By using this technique they learn about jigs and the importance of cutting and assembling accurately. Again they use measuring and cutting guides and glue the paper sticks to card centres with PVA glue in the plastic jig. They can make as many gears as the like and they will certainly have to work out which ones they need for their design. Maybe there is a chance here for groups to swap gears that they might not use. The gears themselves work very well together and, due to their widening spacing of the paper stick teeth, they mesh together very well, with a great deal of tolerance, on the final model. They also make a real satisfying working click sound as they mesh. 

I usually have examples of mechanisms that the pupils can look at and work from to design their own movements. It makes their first experience of gears easier if they have models to work from and even if they copy the movements,  they still have to assemble their own version and experience interference, meshing, gear ratios and when the gears wont work together. This stage of the making does take careful planning and the pupils do have to be aware of what they are trying to create, what the end product will look like and how it will work. This means that they cannot just cobble a machine together and it will work! A very valuable lesson in design and planning to ensure that the end product will achieve their goals.

The final part of the design work is to bring together the working mechanism with the graphics and the styling work, the colours, the name, and the imagery connected to the ride. Hopefully they will have a motor attached to create a free standing, moving machine. This ensures a whole look at the end of the project which will make an excellent school display.   The pupils can work in their teams to prepare a background, an advertising campaign and use digital photography to present their work.

Cross Curricular Links

Technology and science of gravity, friction and movement. Look at wheels and bearings, maintenance lubrication and the materials involved. Systems of health and safety to ensure people are not injured. Mechanisms of gears, how to make things go faster and slower. Positive drives like rack and pinion and difference between gears and pulley systems. Relate the gears to bicycles and simple objects like hand whisks to change direction and change speed.

Geography and History – research into the history of fairgrounds including Tivoli Gardens in Copenhagen, and the rise of theme parks around the world.

English – descriptive work on fairground rides and the vocabulary of excitement, danger and thrills. 

Diary of the project, explaining the roles of each member of the group. Recorded discussions and outcomes. List of the process of making as a flow diagram in command language.

Design work, presentation of the preliminary design thinking to others. Questioning each other to promote understanding. Presentation of final design, pictures, video, speech.

Cuboid Diagram

Math – practical measuring and cutting of all the components. Fitting gears and parts in place to make them the right size for the model. Calculate the speed, ratios of the sizes of gears. Use of scale.

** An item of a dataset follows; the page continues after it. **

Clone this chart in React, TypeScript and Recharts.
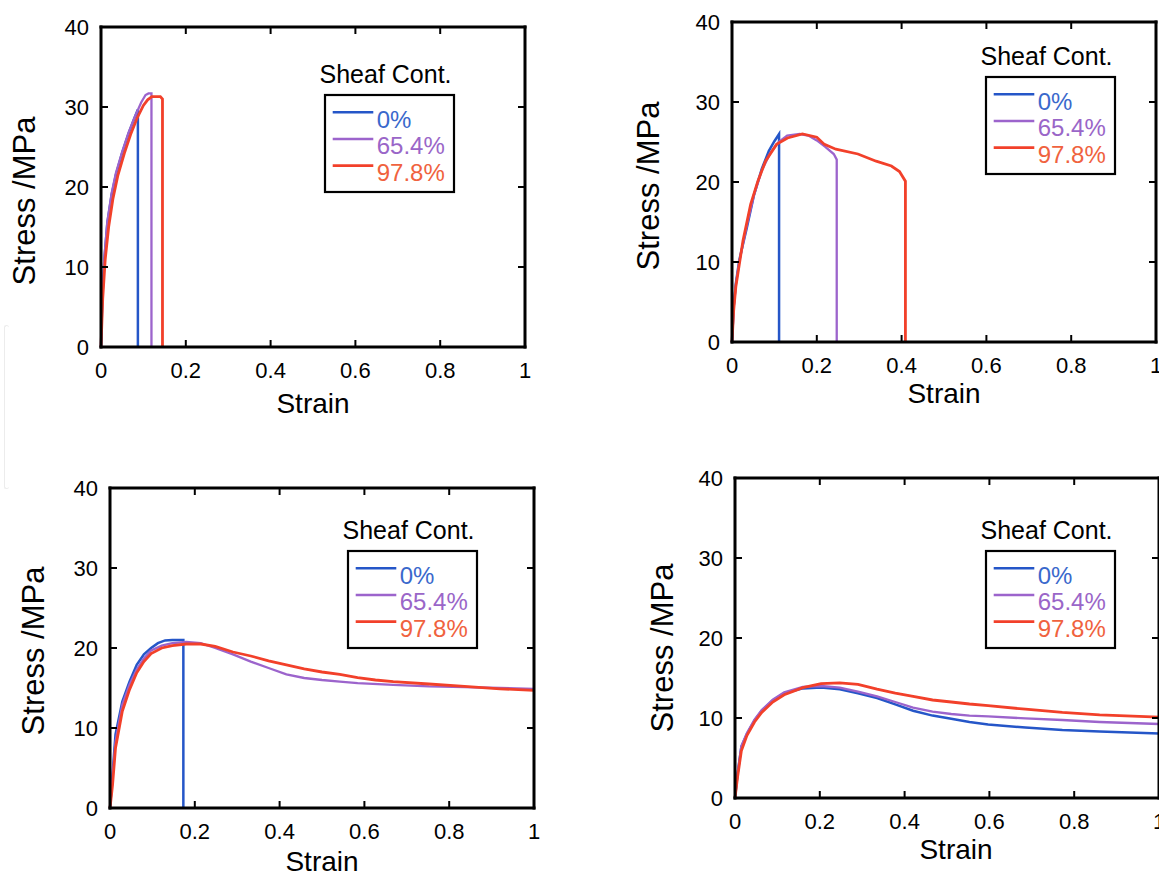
import React from 'react'
import { LineChart, Line, XAxis, YAxis, Legend, ReferenceLine } from 'recharts'

type Pt = [number, number]

const font = "'Liberation Sans', Arial, Helvetica, sans-serif"

const seriesNames = ['0%', '65.4%', '97.8%']
const lineColors = ['#2556c8', '#9c64cc', '#f2402a']
const textColors = ['#3a68cc', '#9a66c8', '#f0623e']
const lineWidths = [2.5, 2.3, 2.8]
const strainTicks = [0, 0.2, 0.4, 0.6, 0.8, 1]
const stressTicks = [0, 10, 20, 30, 40]

// top left panel
const aBlue: Pt[] = [[0, 0], [0.003, 6], [0.008, 11], [0.015, 15.5], [0.025, 19], [0.035, 21.5], [0.05, 24.3], [0.065, 26.7], [0.078, 28.5], [0.087, 29.7], [0.087, 0]]
const aPurple: Pt[] = [[0, 0], [0.003, 6.2], [0.008, 11.2], [0.015, 15.7], [0.025, 19.2], [0.035, 21.7], [0.05, 24.4], [0.065, 26.8], [0.08, 28.8], [0.095, 30.6], [0.105, 31.5], [0.112, 31.7], [0.119, 31.7], [0.119, 0]]
const aRed: Pt[] = [[0, 0], [0.004, 6], [0.01, 11], [0.018, 15], [0.028, 18.5], [0.04, 21.5], [0.055, 24.2], [0.07, 26.6], [0.085, 28.6], [0.1, 30.2], [0.11, 30.9], [0.12, 31.3], [0.14, 31.3], [0.145, 31], [0.145, 0]]

// top right panel
const bBlue: Pt[] = [[0, 0], [0.004, 4.5], [0.009, 7.3], [0.017, 10.2], [0.035, 14.3], [0.052, 18.4], [0.07, 21.6], [0.087, 23.9], [0.1, 25.1], [0.111, 26], [0.111, 0]]
const bPurple: Pt[] = [[0, 0], [0.004, 4.3], [0.009, 7.1], [0.017, 10], [0.035, 14.6], [0.052, 18.4], [0.07, 21.4], [0.09, 23.6], [0.11, 25], [0.13, 25.8], [0.16, 26], [0.18, 25.8], [0.2, 25.2], [0.22, 24.4], [0.24, 23.5], [0.247, 22.8], [0.247, 0]]
const bRed: Pt[] = [[0, 0], [0.004, 4], [0.009, 6.9], [0.026, 12.7], [0.044, 17.2], [0.061, 20.1], [0.079, 22.6], [0.105, 24.7], [0.131, 25.5], [0.166, 26], [0.2, 25.6], [0.218, 24.7], [0.245, 24.1], [0.297, 23.5], [0.34, 22.6], [0.376, 22], [0.395, 21.3], [0.409, 20.1], [0.409, 0]]

// bottom left panel
const cBlue: Pt[] = [[0, 0], [0.006, 4.2], [0.013, 9.2], [0.029, 13.3], [0.046, 15.8], [0.063, 17.9], [0.08, 19.2], [0.097, 20], [0.113, 20.6], [0.13, 20.95], [0.147, 21], [0.173, 21], [0.173, 0]]
const cPurple: Pt[] = [[0, 0], [0.006, 3.8], [0.013, 8.3], [0.029, 12.9], [0.046, 15.4], [0.063, 17.3], [0.08, 18.7], [0.097, 19.7], [0.122, 20.3], [0.147, 20.6], [0.18, 20.75], [0.214, 20.6], [0.248, 20], [0.29, 19.2], [0.332, 18.3], [0.374, 17.5], [0.416, 16.7], [0.458, 16.25], [0.5, 16], [0.542, 15.8], [0.584, 15.6], [0.668, 15.4], [0.752, 15.2], [0.836, 15.1], [0.92, 15], [1, 14.9]]
const cRed: Pt[] = [[0, 0], [0.006, 2.9], [0.013, 7.5], [0.029, 12.1], [0.046, 14.8], [0.063, 16.9], [0.08, 18.3], [0.097, 19.3], [0.122, 20], [0.147, 20.3], [0.18, 20.5], [0.214, 20.5], [0.248, 20.2], [0.29, 19.5], [0.332, 19], [0.374, 18.4], [0.416, 17.9], [0.458, 17.4], [0.5, 17], [0.542, 16.7], [0.584, 16.3], [0.626, 16], [0.668, 15.8], [0.752, 15.5], [0.836, 15.2], [0.92, 14.9], [1, 14.7]]

// bottom right panel
const dBlue: Pt[] = [[0, 0], [0.006, 3], [0.015, 6.4], [0.028, 8], [0.046, 9.7], [0.063, 10.9], [0.089, 12.2], [0.116, 13.1], [0.16, 13.7], [0.203, 13.8], [0.247, 13.6], [0.29, 13.1], [0.335, 12.5], [0.378, 11.7], [0.42, 10.9], [0.466, 10.3], [0.51, 9.9], [0.553, 9.5], [0.597, 9.2], [0.685, 8.8], [0.772, 8.5], [0.86, 8.3], [1, 8.05]]
const dPurple: Pt[] = [[0, 0], [0.006, 3], [0.015, 6.5], [0.028, 8.1], [0.046, 9.8], [0.063, 11], [0.089, 12.3], [0.116, 13.2], [0.16, 13.9], [0.203, 14], [0.247, 13.8], [0.29, 13.3], [0.335, 12.7], [0.378, 12], [0.42, 11.3], [0.466, 10.8], [0.51, 10.5], [0.553, 10.3], [0.597, 10.2], [0.685, 9.95], [0.772, 9.75], [0.86, 9.5], [1, 9.25]]
const dRed: Pt[] = [[0, 0], [0.006, 2.6], [0.015, 5.9], [0.028, 7.8], [0.046, 9.5], [0.063, 10.7], [0.089, 12], [0.116, 12.9], [0.16, 13.8], [0.203, 14.3], [0.247, 14.4], [0.29, 14.2], [0.335, 13.6], [0.378, 13.1], [0.42, 12.7], [0.466, 12.25], [0.51, 12], [0.553, 11.75], [0.597, 11.55], [0.685, 11.1], [0.772, 10.7], [0.86, 10.4], [1, 10.1]]

const toRows = (pts: Pt[]) => pts.map(([x, y]) => ({ x, y }))

// plot box is 424 x 320 in every panel
// chart: 10 left margin + 60 y axis, 1 right axis + 19 right margin, 20 top margin + 1 top axis, 40 x axis + 10 bottom margin
const PW = 424
const PH = 320
const CW = PW + 90
const CH = PH + 71
const PL = 70
const PT = 21
const TICK = 7
// tick length in data units
const tickX = TICK / PW
const tickY = (TICK / PH) * 40

const BottomLabel = ({ x, payload }: any) => (
  <text x={x} y={PT + PH + 15} dy="0.71em" textAnchor="middle" fontSize={22} fontFamily={font} fill="#000">{payload.value}</text>
)
const LeftLabel = ({ y, payload }: any) => (
  <text x={PL - 12} y={y} dy="0.36em" textAnchor="end" fontSize={22} fontFamily={font} fill="#000">{payload.value}</text>
)

function SheafLegend(props: any) {
  const payload = props.payload || []
  return (
    <svg width={150} height={145} style={{ display: 'block', overflow: 'visible' }}>
      <text x={4.5} y={27.5} fontSize={25} fontFamily={font} fill="#000">Sheaf Cont.</text>
      <rect x={10} y={40} width={129} height={97} fill="#fff" stroke="#000" strokeWidth={2.2} />
      {payload.map((p: any) => {
        const i = seriesNames.indexOf(p.value)
        return (
          <g key={p.value}>
            <line x1={17.7} x2={58.3} y1={57.3 + 26.7 * i} y2={57.3 + 26.7 * i} stroke={p.color} strokeWidth={lineWidths[i]} />
            <text x={61.7} y={72.6 + 26.7 * i} fontSize={24} fontFamily={font} fill={textColors[i]}>{p.value}</text>
          </g>
        )
      })}
    </svg>
  )
}

function Panel({ px, py, series, box }: { px: number; py: number; series: Pt[][]; box: [number, number] }) {
  const left = px - PL
  const top = py - PT
  const axisLine = { stroke: '#000', strokeWidth: 3, strokeLinecap: 'square' as const }
  const innerX = strainTicks.slice(1, -1)
  const innerY = stressTicks.slice(1, -1)
  return (
    <div style={{ position: 'absolute', left, top }}>
      <LineChart width={CW} height={CH} margin={{ top: 20, right: 19, bottom: 10, left: 10 }}>
        {series.map((pts, i) => (
          <Line
            key={seriesNames[i]}
            data={toRows(pts)}
            dataKey="y"
            name={seriesNames[i]}
            type="linear"
            stroke={lineColors[i]}
            strokeWidth={lineWidths[i]}
            dot={false}
            activeDot={false}
            isAnimationActive={false}
          />
        ))}
        <XAxis dataKey="x" type="number" domain={[0, 1]} ticks={strainTicks} interval={0} height={40}
          tick={BottomLabel} tickLine={false} axisLine={axisLine} />
        <XAxis xAxisId="top" orientation="top" dataKey="x" type="number" domain={[0, 1]} ticks={strainTicks} interval={0} height={1}
          tick={false} tickLine={false} axisLine={axisLine} />
        <YAxis type="number" domain={[0, 40]} ticks={stressTicks} interval={0} width={60}
          tick={LeftLabel} tickLine={false} axisLine={axisLine} />
        <YAxis yAxisId="right" orientation="right" type="number" domain={[0, 40]} ticks={stressTicks} interval={0} width={1}
          tick={false} tickLine={false} axisLine={axisLine} />
        {/* inward tick marks on all four sides */}
        {innerX.map((t) => (
          <ReferenceLine key={`b${t}`} segment={[{ x: t, y: 0 }, { x: t, y: tickY }]} stroke="#000" strokeWidth={2} />
        ))}
        {innerX.map((t) => (
          <ReferenceLine key={`t${t}`} segment={[{ x: t, y: 40 }, { x: t, y: 40 - tickY }]} stroke="#000" strokeWidth={2} />
        ))}
        {innerY.map((t) => (
          <ReferenceLine key={`l${t}`} segment={[{ x: 0, y: t }, { x: tickX, y: t }]} stroke="#000" strokeWidth={2} />
        ))}
        {innerY.map((t) => (
          <ReferenceLine key={`r${t}`} segment={[{ x: 1, y: t }, { x: 1 - tickX, y: t }]} stroke="#000" strokeWidth={2} />
        ))}
        <Legend
          layout="horizontal"
          verticalAlign="middle"
          align="center"
          content={(p: any) => <SheafLegend {...p} />}
          wrapperStyle={{ left: box[0] - 10 - left, top: box[1] - 40 - top, width: 150, height: 145 }}
        />
      </LineChart>
    </div>
  )
}

const panels = [
  { px: 101, py: 27, series: [aBlue, aPurple, aRed], box: [325, 95] as [number, number], strain: [313, 412.5], stress: [35, 201] },
  { px: 732, py: 22, series: [bBlue, bPurple, bRed], box: [986, 77] as [number, number], strain: [944, 403], stress: [659, 186] },
  { px: 110, py: 488, series: [cBlue, cPurple, cRed], box: [348, 551] as [number, number], strain: [322, 871], stress: [44, 651] },
  { px: 735, py: 478, series: [dBlue, dPurple, dRed], box: [986, 551] as [number, number], strain: [956, 858.5], stress: [672.5, 648] },
]

export default function App() {
  return (
    <div style={{ position: 'absolute', left: 0, top: 0, width: 1159, height: 876, overflow: 'hidden', background: '#fff' }}>
      <div style={{ position: 'absolute', left: 4, top: 325, width: 4, height: 162, border: '1.5px solid #ececec', borderRight: 'none', borderRadius: 3 }} />
      <svg width={1159} height={876} style={{ position: 'absolute', left: 0, top: 0 }}>
        {panels.map((p, i) => (
          <g key={i} fontFamily={font} fill="#000">
            <text x={p.strain[0]} y={p.strain[1]} fontSize={28} textAnchor="middle">Strain</text>
            <text x={p.stress[0]} y={p.stress[1]} fontSize={31} textAnchor="middle"
              transform={`rotate(-90 ${p.stress[0]} ${p.stress[1]})`}>Stress /MPa</text>
          </g>
        ))}
      </svg>
      {panels.map((p, i) => (
        <Panel key={i} px={p.px} py={p.py} series={p.series} box={p.box} />
      ))}
    </div>
  )
}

Languages – use of vocabulary, words derived from other languages to describe the fairground. 

Art – images of fairgrounds linked to Victorian fun fairs to modern day theme parks. Link advertising to emotion and excitement. 

Drawings of the fairground ride itself, putting it in context with surroundings and relating the design to the imagery.

How might the fairground be celebrated in other countries? What imagery would they use?

Digital photography, videos of the final model with colours, name and backdrop.